シューマンのヴァイオリン協奏曲は、生前出版されていなかったので作曲者の最終チェックがされていません(注:初演はシューマンの死後80年以上が経った1937年)。つまり、ラッピングされていない生の状態で残されていました。
尖ったオーケストレーションや音楽の進行もそのままで、粗削りで、現実的にはうまくいかないところもあります。それでも、シューマン自身の生の声が感じられるのは魅力的であり、シューマンをダイレクトに感じ取っていただけると思います。

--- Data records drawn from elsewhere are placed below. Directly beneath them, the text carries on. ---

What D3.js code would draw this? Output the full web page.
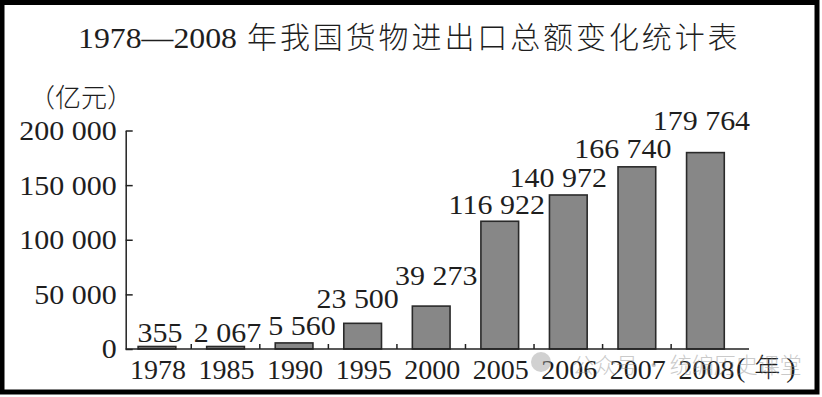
<!DOCTYPE html>
<html>
<head>
<meta charset="utf-8">
<script src="https://cdn.jsdelivr.net/npm/d3@7"></script>
<style>
  html, body { margin: 0; padding: 0; background: #fff; }
  svg { display: block; }
  text { fill: #1e1e1e; font-family: "Liberation Serif", serif; }
  .cjk { font-family: "Noto Sans CJK SC", sans-serif; font-weight: 300; }
  .num { font-family: "Liberation Serif", serif; font-weight: 400; }
</style>
</head>
<body>
<svg id="chart" width="822" height="397"></svg>
<script>
// data
const years = ["1978", "1985", "1990", "1995", "2000", "2005", "2006", "2007", "2008"];
const totals = [355, 2067, 5560, 23500, 39273, 116922, 140972, 166740, 179764];
const yTicks = [0, 50000, 100000, 150000, 200000];

// label nudges (dx, dy from bar top) - layout only, labels in the original are hand placed
const labelNudge = [[3, -7], [2, -5], [8, -8], [-5, -15], [5, -21], [-3, -7], [-10, -8], [-14, -8.5], [-4, -22.5]];

const svg = d3.select("#chart");

// "179 764" style, space instead of comma
const fmt = v => d3.format(",")(v).replace(/,/g, " ");

// the printed digits are a bit wider than Times, stretch them a little
function widen(sel, k) {
    sel.each(function () {
        const w = this.getComputedTextLength();
        d3.select(this)
            .attr("textLength", w * k)
            .attr("lengthAdjust", "spacingAndGlyphs");
    });
}

const x = d3.scaleBand()
    .domain(years)
    .range([122.7, 739.7])
    .paddingInner(0.45)
    .paddingOuter(0.225);

const y = d3.scaleLinear()
    .domain([0, 200000])
    .range([349, 130.5]);

const axisX0 = 125.7, axisX1 = 749;

// frame
svg.append("rect")
    .attr("x", 2).attr("y", 2.5)
    .attr("width", 815).attr("height", 389.5)
    .attr("fill", "none")
    .attr("stroke", "#000")
    .attr("stroke-width", 5);

// title
const title = svg.append("text")
    .attr("y", 48)
    .style("font-size", "30px");
title.append("tspan").attr("class", "num").attr("x", 78)
    .attr("textLength", 159).attr("lengthAdjust", "spacingAndGlyphs")
    .text("1978—2008");
title.append("tspan").attr("class", "cjk").attr("x", 247)
    .style("letter-spacing", "2.9px")
    .text("年我国货物进出口总额变化统计表");

// unit label
svg.append("text")
    .attr("class", "cjk")
    .attr("x", 29).attr("y", 107)
    .style("font-size", "26px")
    .text("（亿元）");

// y axis
const yAxis = d3.axisLeft(y)
    .tickValues(yTicks)
    .tickFormat(fmt)
    .tickSizeInner(-7)
    .tickSizeOuter(0)
    .tickPadding(9);

const gy = svg.append("g")
    .attr("transform", `translate(${axisX0},0)`)
    .call(yAxis);
gy.select(".domain").attr("stroke", "#222").attr("stroke-width", 1.5);
gy.selectAll(".tick line").attr("stroke", "#222").attr("stroke-width", 1.5);
gy.selectAll(".tick text")
    .style("font-family", "Liberation Serif")
    .style("font-size", "28px")
    .attr("fill", "#1e1e1e")
    .call(widen, 1.07);

// bars
svg.append("g").selectAll("rect")
    .data(totals)
    .enter()
    .append("rect")
    .attr("x", (d, i) => x(years[i]))
    .attr("y", d => Math.min(y(d), y(0) - 2.5))
    .attr("width", x.bandwidth())
    .attr("height", d => Math.max(y(0) - y(d), 2.5))
    .attr("fill", "#878787")
    .attr("stroke", "#2a2a2a")
    .attr("stroke-width", 1.6);

// x axis line
svg.append("line")
    .attr("x1", axisX0).attr("x2", axisX1)
    .attr("y1", y(0)).attr("y2", y(0))
    .attr("stroke", "#222")
    .attr("stroke-width", 1.5);

// small separator ticks between categories
svg.append("g").selectAll("line")
    .data(years.slice(1))
    .enter()
    .append("line")
    .attr("x1", d => x(d) - x.step() * x.paddingOuter())
    .attr("x2", d => x(d) - x.step() * x.paddingOuter())
    .attr("y1", y(0))
    .attr("y2", y(0) - 5)
    .attr("stroke", "#222")
    .attr("stroke-width", 1.5);

// year labels
svg.append("g").selectAll("text")
    .data(years)
    .enter()
    .append("text")
    .attr("x", d => x(d) + x.bandwidth() / 2 + 1)
    .attr("y", 378.5)
    .attr("text-anchor", "middle")
    .style("font-size", "28px")
    .text(d => d);

// x unit
const xu = svg.append("text")
    .attr("x", 736).attr("y", 377)
    .style("font-size", "28px");
xu.append("tspan").attr("class", "num").text("(");
xu.append("tspan").attr("class", "cjk").attr("dx", 9).style("font-size", "26px").text("年");
xu.append("tspan").attr("class", "num").attr("dx", 6).text(")");

// value labels
svg.append("g").selectAll("text")
    .data(totals)
    .enter()
    .append("text")
    .attr("x", (d, i) => x(years[i]) + x.bandwidth() / 2 + labelNudge[i][0])
    .attr("y", (d, i) => y(d) + labelNudge[i][1])
    .attr("text-anchor", "middle")
    .style("font-size", "28px")
    .text(fmt)
    .call(widen, 1.07);

// watermark
const wm = svg.append("g").attr("opacity", 0.45);
wm.append("circle")
    .attr("cx", 541).attr("cy", 362).attr("r", 10)
    .attr("fill", "#9a9a9a");
wm.append("text")
    .attr("class", "cjk")
    .attr("x", 572).attr("y", 373)
    .style("font-size", "22px")
    .style("fill", "#8c8c8c")
    .text("公众号 · 统编历史课堂");
</script>
</body>
</html>
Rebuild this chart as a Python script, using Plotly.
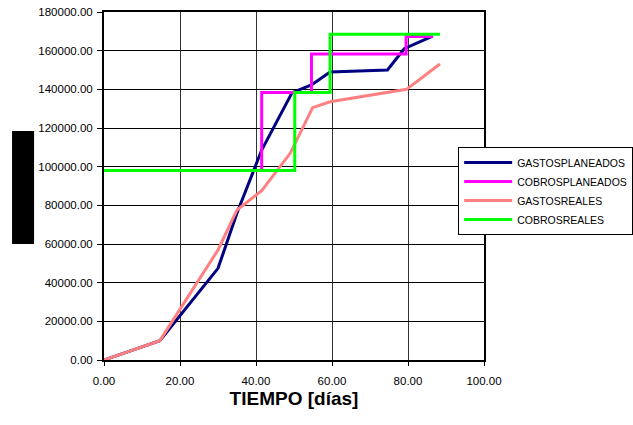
import plotly.graph_objects as go

# valores
dias_gastos_plan = [0, 14.7, 30, 35, 41.5, 49.5, 54.6, 59.5, 74.6, 79, 86.5]
gastos_plan = [0, 10000, 47400, 76000, 108600, 138300, 142300, 149000, 150000, 161000, 167500]

dias_cobros_plan = [0, 41.5, 54.6, 79.5, 86.6]
cobros_plan = [98000, 138300, 158300, 167300, 167300]

dias_gastos_real = [0, 14.7, 30, 35, 41.5, 49, 54.9, 59.5, 79.6, 88.4]
gastos_real = [0, 10000, 56900, 77600, 87600, 106900, 130500, 133600, 140000, 153100]

dias_cobros_real = [0, 50.2, 59.5, 88.4]
cobros_real = [98000, 138300, 168500, 168500]

fig = go.Figure()
fig.add_trace(go.Scatter(x=dias_gastos_plan, y=gastos_plan, mode='lines', name='GASTOSPLANEADOS',
                         line=dict(color='#000080', width=3)))
fig.add_trace(go.Scatter(x=dias_cobros_plan, y=cobros_plan, mode='lines', name='COBROSPLANEADOS',
                         line=dict(color='#FF00FF', width=3, shape='hv')))
fig.add_trace(go.Scatter(x=dias_gastos_real, y=gastos_real, mode='lines', name='GASTOSREALES',
                         line=dict(color='#FF8080', width=3)))
fig.add_trace(go.Scatter(x=dias_cobros_real, y=cobros_real, mode='lines', name='COBROSREALES',
                         line=dict(color='#00FF00', width=3, shape='hv')))

fig.update_layout(
    width=633, height=425,
    margin=dict(l=104, r=149, t=12, b=65, autoexpand=False),
    paper_bgcolor='white', plot_bgcolor='white',
    font=dict(family='Arial', size=11.5, color='black'),
    legend=dict(x=0.932, y=0.612, xanchor='left', yanchor='top',
                bgcolor='white', bordercolor='black', borderwidth=1,
                font=dict(size=10.5, color='black'), tracegroupgap=0, itemwidth=48),
    shapes=[dict(type='rect', xref='paper', yref='paper', x0=-0.242, x1=-0.184,
                 y0=0.333, y1=0.658, fillcolor='black', line=dict(width=0))],
)
fig.update_xaxes(range=[0, 100], dtick=20, tickformat='.2f', showgrid=True, gridcolor='#333',
                 gridwidth=1, showline=True, linecolor='black', linewidth=2, mirror=True,
                 ticks='outside', ticklen=4, tickcolor='black', zeroline=False,
                 ticklabelstandoff=5,
                 title=dict(text='<b>TIEMPO [días]</b>', font=dict(size=19, color='black'), standoff=6))
fig.update_yaxes(range=[0, 180000], dtick=20000, tickformat='.2f', showgrid=True, gridcolor='black',
                 gridwidth=1, showline=True, linecolor='black', linewidth=2, mirror=True,
                 ticks='outside', ticklen=5, tickcolor='black', zeroline=False,
                 ticklabelstandoff=2)

# sin margen del body para que el grafico quede en 0,0
fig.write_html("out.html", config={'displayModeBar': False},
               post_script="document.body.style.margin='0';")
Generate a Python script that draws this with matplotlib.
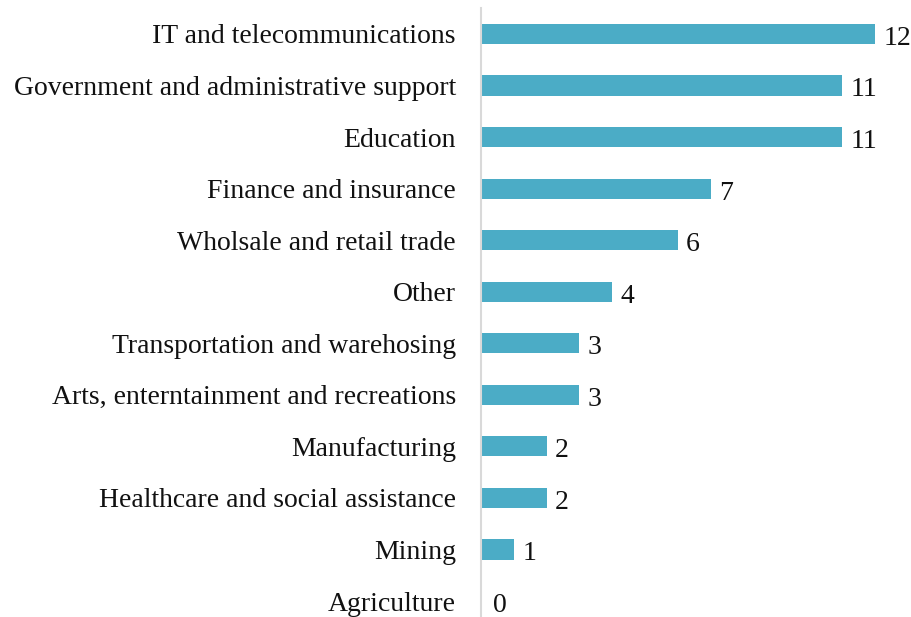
import matplotlib
matplotlib.use("Agg")
import matplotlib.pyplot as plt

# Respondents by industry sector
sectors = [
    "IT and telecommunications",
    "Government and administrative support",
    "Education",
    "Finance and insurance",
    "Wholsale and retail trade",
    "Other",
    "Transportation and warehosing",
    "Arts, enterntainment and recreations",
    "Manufacturing",
    "Healthcare and social assistance",
    "Mining",
    "Agriculture",
]
counts = [12, 11, 11, 7, 6, 4, 3, 3, 2, 2, 1, 0]

plt.rcParams["font.family"] = ["Liberation Serif", "DejaVu Serif"]

fig = plt.figure(figsize=(9.12, 6.17), dpi=100)
ax = fig.add_axes([481 / 912, -0.0159, 426.6 / 912, 618.6 / 617])

y = list(range(len(sectors)))
ax.barh(y, counts, height=0.39, color="#4BACC6")

for yi, v in zip(y, counts):
    ax.annotate(str(v), xy=(v, yi), xytext=(6 if v else 9, -1),
                textcoords="offset points", va="center_baseline", ha="left",
                fontsize=20, color="#111111")

ax.set_yticks(y)
ax.set_yticklabels(sectors, fontsize=20, color="#111111", va="center_baseline")
ax.set_ylim(len(sectors) - 0.5, -0.5)
ax.set_xlim(0, 13)
ax.tick_params(axis="y", length=0, pad=18)
ax.set_xticks([])

for side in ["top", "right", "bottom"]:
    ax.spines[side].set_visible(False)
ax.spines["left"].set_color("#d9d9d9")
ax.spines["left"].set_linewidth(1.5)

fig.savefig("out.png", dpi=100)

1853年にシューマンがブラームスに出会っていて、まさにそのタイミングでこのヴァイオリン協奏曲は書かれました。ブラームスは、そのときのシューマンを知り、シューマンが亡くなってから、大成して交響曲第2番を書きました。演奏会を通して、シューマンとブラームスのつながりも考えていただければと思います。
NHK交響楽団との共演はこれまでにありましたか?
N響とは初共演です。今はベルリンに住んでいますが、特に東京藝大付属高校、東京藝術大学の学生だったとき、何度も聴きに行きました。20代の最後に共演できて、とてもうれしく、光栄に思っています。N響デビューが、いわゆる定番の協奏曲ではなくて、チャレンジングなシューマンでいいのかというのはありますが、どういう演奏になるか楽しみです。
N響は世代も替わり、指揮者も替わりましたが、N響の良い伝統は残りながら、バージョンアップしていると聴くたびに感じます。確固たる伝統と良い意味でのプライドと柔軟性を増している印象があります。
コンチェルトを弾くときには、お客さまだけでなく、一緒に共演する方に、作品をより好きになっていただくように、作品の魅力を伝えたいと常日頃思っています。
オーチャードホールで演奏されたことはありますか?
オーチャードホールでは東京フィルのニューイヤー・コンサートで弾いたほか、キュッヒルさんがコンサートマスターを務めたウィーン室内管弦楽団の演奏会でベートーヴェンの協奏曲を弾いたこともあります。オーチャードホールで、ただの空気の振動でない何かをお伝えできればと思います。
最後にメッセージをお願いします。
私のN響デビューを目撃しに来ていただきたいですね。私の大好きなシューマンのヴァイオリン協奏曲をみなさまがどうお感じになるか、そのリアクションが楽しみです。作品の魅力をさらに深堀りして、深めた形でお届けできればと思っています。音楽を聴く体験の面白さは、自分が想像していなかったこと、自分の想像の斜め上をいくことに出会うことだと思うのです。意外性からくるちょっとした居心地の悪さもあるかもしれませんが、個人的には、それが人生の愉しさだと思います。2時間、いろいろなことを考えていただけるコンサートになることは間違いないので、ぜひ、お越しください。